Leonardo Da Vinci began painting Mona Lisa in 1503, lingered over it four years and left it unfinished. He continued to work on it for three years after he moved to France and finished it shortly before he died in 1519. He took the painting from Italy to France in 1516 when King François I invited him to work at the Clos Lucé near the king's castle in Amboise. Then, most likely, through the heirs of Leonardo's assistant Salai, the king bought the painting for 4,000 écus and kept it at Château Fontainebleau, where it remained until given to Louis XIV, who moved the painting to the Palace of Versailles. After the French Revolution, it was moved to the Louvre. Napoleon I had it moved to his bedroom in the Tuileries Palace and returned it later to the Louvre.
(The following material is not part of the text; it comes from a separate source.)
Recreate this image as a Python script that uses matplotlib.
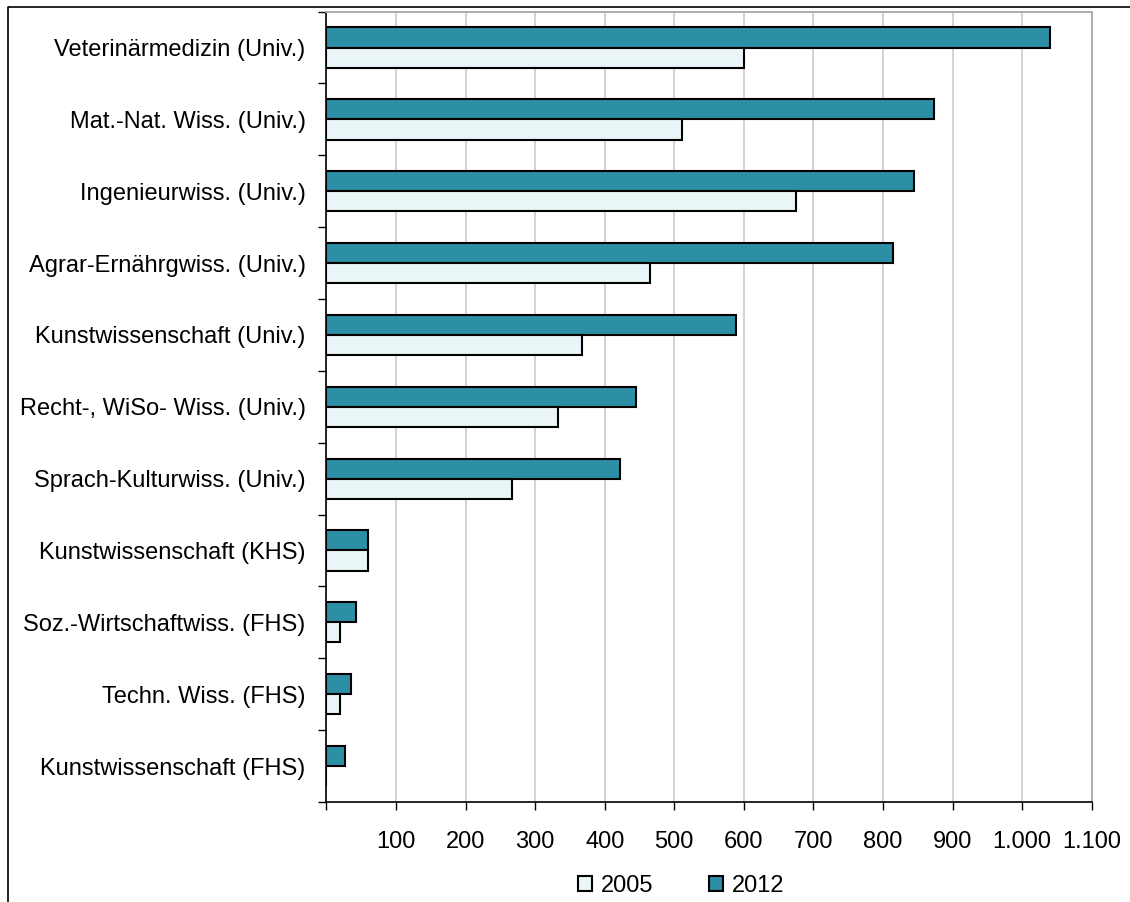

During the Franco-Prussian War (1870-1871) it was moved from the Louvre to a hiding place elsewhere in France.

Salai as John the Baptist

Painting: Salai as John the Baptist (1514), Louvre

For the painting of John the Baptist, Leonardo da Vinci used his pupil Gian Giacomo Caprotti da Oreno, nicknamed Salai, as a model. Salai entered Leonardo's household in 1490, in a year, Leonardo made a list of his misdemeanors (a thief, a liar, stubborn, and a glutton) after he had made off with money and valuables on at least five occasions and spent a fortune on clothes. Still, Leonardo treated him with great indulgence and Salai lived in his house for the next thirty years. Salai executed a number of paintings under the name of Andrea Salai.

Casa Leonardo, the house where Leonardo da Vinci grew up

Photo: Casa Leonardo, the house where Leonardo da Vinci is believed to have grown up. It is situated alongside Via di Anchiano, 3km north of Vinci, Tuscany, Italy.

Leonardo da Vinci (1452-1519), the Italian painter, sculptor, architect, cartographer, anatomist, musician, scientist, mathematician, engineer, inventor, geologist, botanist and writer, was born on April 15, 1452, in the Tuscan hill town of Vinci in Florence. He was the illegitimate son of Messer Piero Fruosino di Antonio da Vinci, a Florentine legal notary, and Caterina, a peasant woman. It is believed Leonardo spent his first five years in the hamlet of Anchiano in the home of his mother, which is shown in the above photo.